【単刀直言】自民・伊吹文明元幹事長
私が自民党幹事長だった福田康夫政権時代に、民主党代表だった小沢一郎さんが大連立を仕掛けた際の言葉は今も鮮明に覚えていますよ。「民主党には政権を担う能力と資質が欠けている。内閣に入って勉強しておかないといけない」と言っていたんだ。大連立は民主党内の反対で立ち消えになったけど、与党・民主党を見ると、まさに小沢さんの言った通りだ。
小沢さんが消費税増税はマニフェスト(政権公約)違反だと指摘しているのは、選挙時の公約や民主党幹部の言動からすれば、正しい。前回衆院選では消費税引き上げに民主党候補者は、選挙公報やメディアへの回答を見る限り、全員反対していたんだからね。
野田佳彦首相が社会保障と税の一体改革関連法案の今国会での成立に「政治生命を懸ける」と言っているわけでしょ。従来の理解からいえば、成立しない場合は内閣総辞職か衆院解散・総選挙するかということだよね。だから、関連法案の審議はただ政策を論じるだけではなく、今後の政局を大きく左右するわけです。
そのような重責は荷が重い、と(社会保障と税の一体改革に関する衆院特別委員会の)筆頭理事就任の要請を何度も断ったけど、谷垣禎一総裁が「すべてご一任します」と言われるので、党員の義務・宿命と思い引き受けたんだ。国会運営に精通した逢沢一郎元国対委員長に理事を、野田毅税制調査会長や町村信孝元官房長官ら政策プラス政治の分かる方々に委員をお願いしたんだよ。
「消費税増税は必要」という問題意識は、自民党こそが本家本元との思いもあるからね。政治生命を懸ける野田首相に敬意を払っての布陣なんです。
民主党は野田首相を本当に支える気があるのなら、藤井裕久税調会長や前原誠司政調会長も委員に入り、本気度を見せるべきだよ。内閣が法案を出せば、一糸乱れず成立のために努力するというのが本来の与党、議院内閣制の姿なんだ。そのイロハができているのかが一番の問題なんですよ。
消費税だけではなく、年金関連や子育て関連の法案も審議するんだから、かなりの審議時間が必要になるだろうね。衆院でも100時間では足りない。何を基準に前回衆院選で有権者が投票されたのかを思うと、「協議しましょう」「わかりました」とはいかないでしょ。野党との協議は本来、幹事長や政調会長の務めだけど、なぜか岡田克也副総理がやっている。岡田さんは自民党側に「自民党が賛成してくれたら、民主党内はまとまる」と言っているようだけど、これは逆だ。

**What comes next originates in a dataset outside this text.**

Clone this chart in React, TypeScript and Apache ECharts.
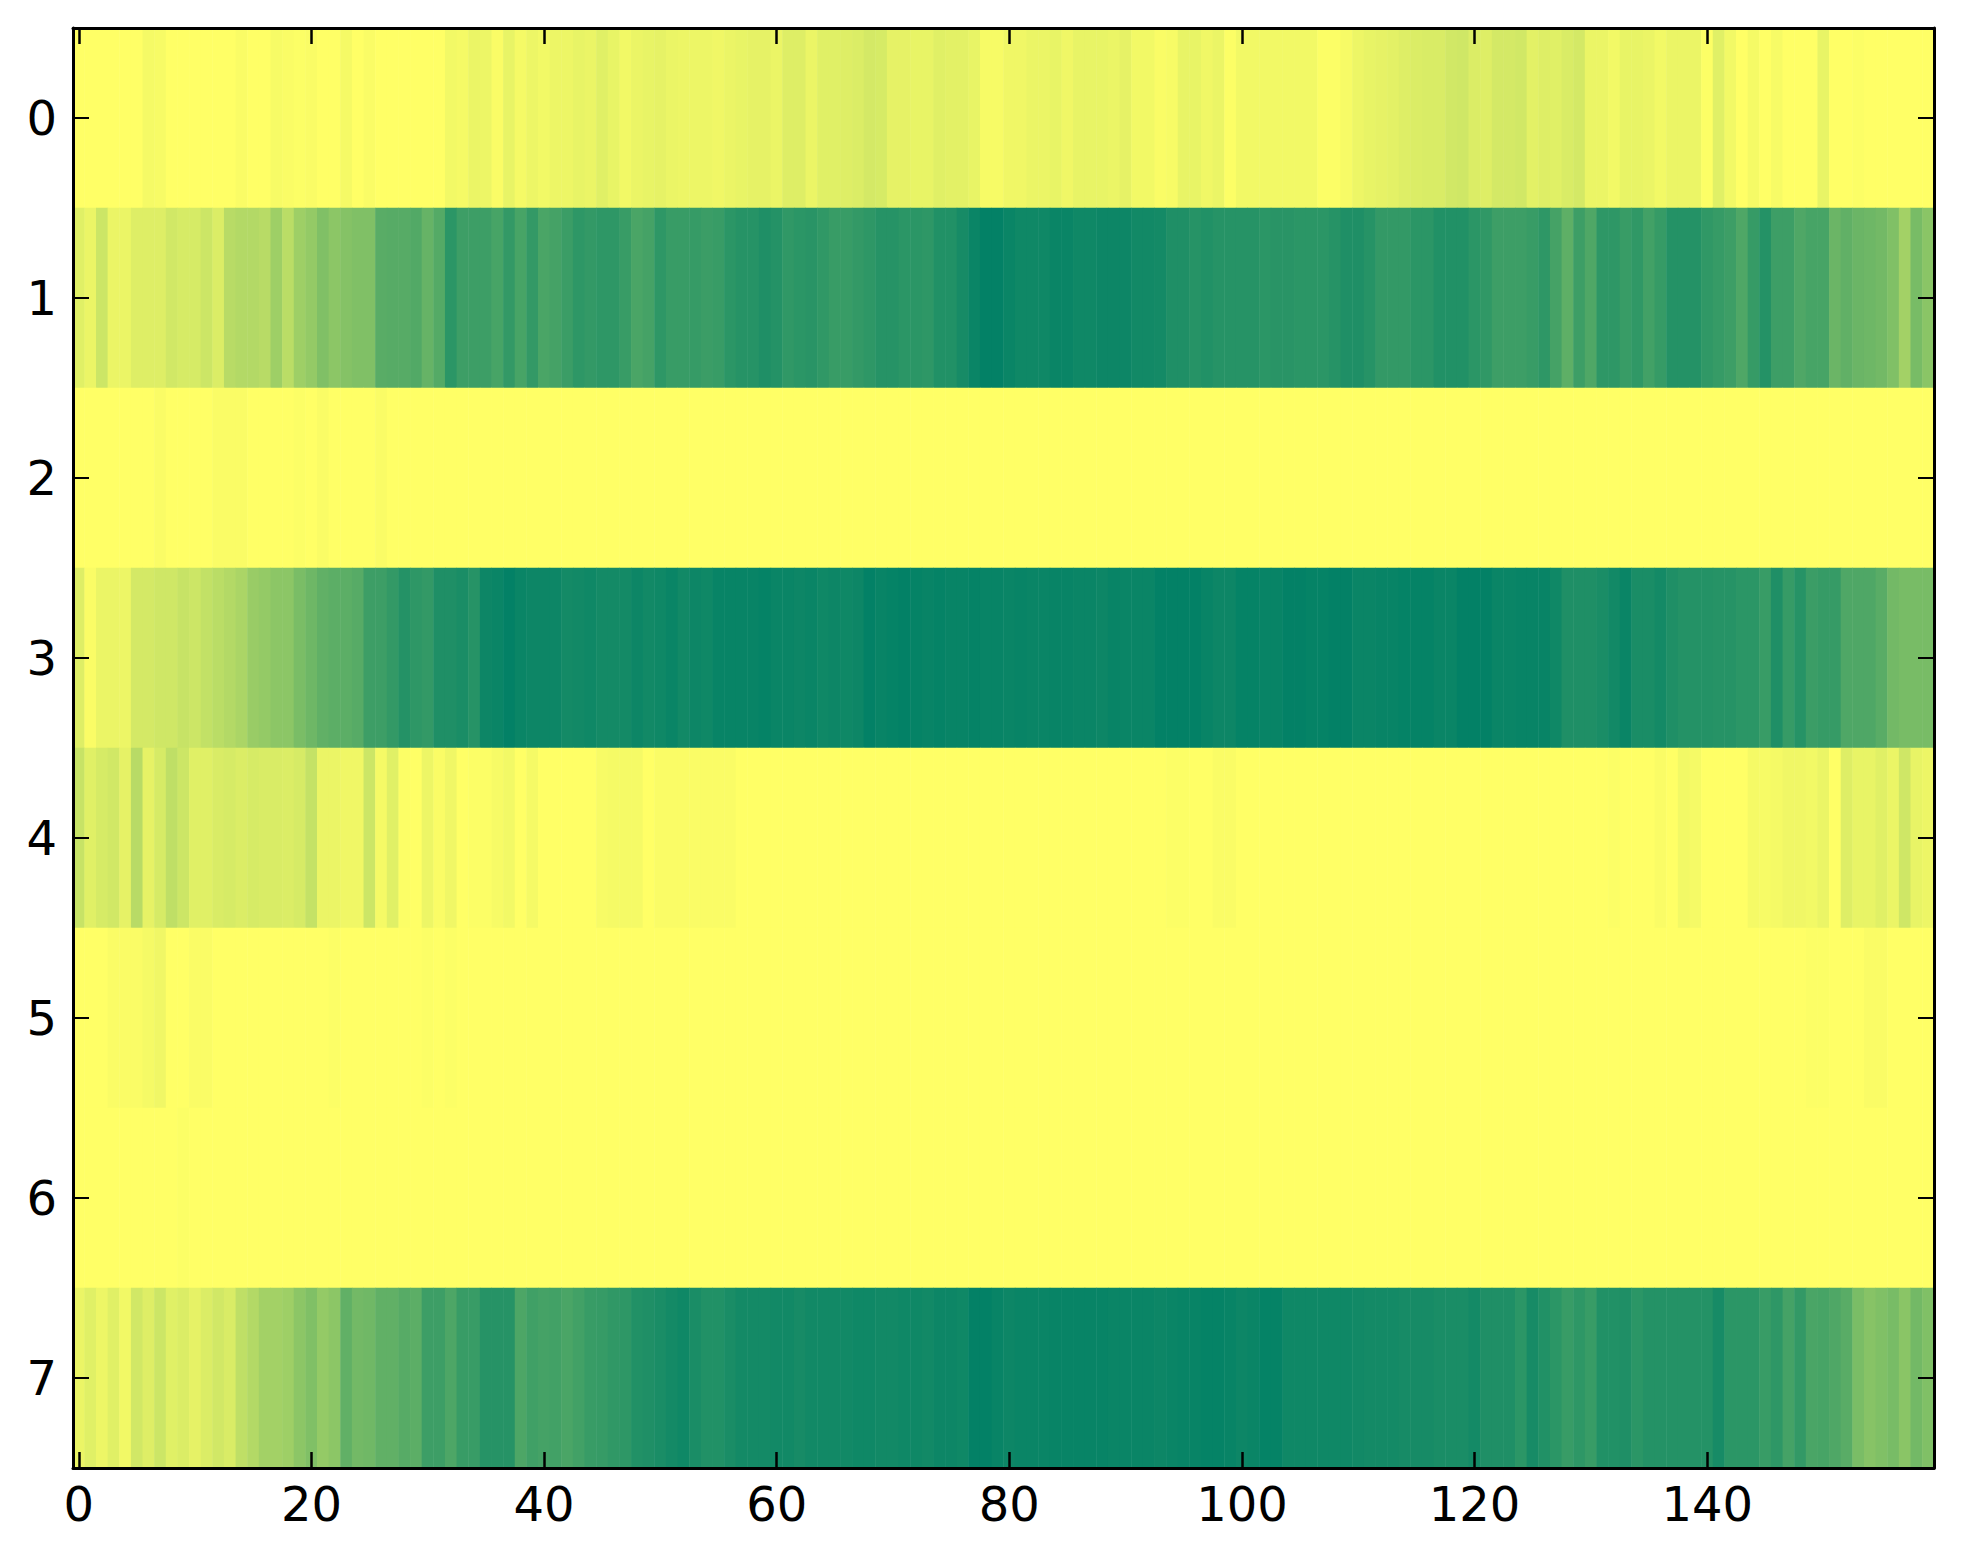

「党内を必死にまとめるので、一緒に協議してください」が筋でしょ。「党を割りたくない。選挙で負けるのは嫌だ」と引き延ばしの姿勢の輿石東幹事長ラインも、野田首相の抵抗勢力に見えて仕方がないね。
もっとも、民主党を甘やかした自民党にも責任がある。民主党が政権を獲得したのは、自民党が自信が過剰、うぬぼれになり、国民目線で適応できなくなって嫌われたから。その後、野党になっても与党ぼけで、野党ぼけが抜けない民主党を手助けしているのが政治の活力を失わせている。
消費税増税のための論理構成も違うんですよ。自民党は額に汗し、税金や保険料を納める人の立場で考え、社会保障もさらに合理化するから消費税を上げさせてほしいという姿勢です。民主党はアメをあげますからムチも受け取ってくださいという社会主義的バラマキの立場でしょ。この調整が成否のカギの一つなんじゃないかな。
消費税法案の中身も問題点があるね。逆進性の解消策として民主党が検討している「給付付き税額控除」は申告しなかったり、過少に申告した人が過大に給付を受け取る可能性があり、二重の意味で努力した人がばかを見る。複数税率は将来はともかく、10%まで上げるとしている今回で導入するかどうかは課題になる。執行部とも相談しながら進めていくけど、民主党は執行部と内閣が一枚岩なのか党内統治の状況が分からない。党利、私利を離れ、国民のため「政治生命を懸けて」もらいたいね。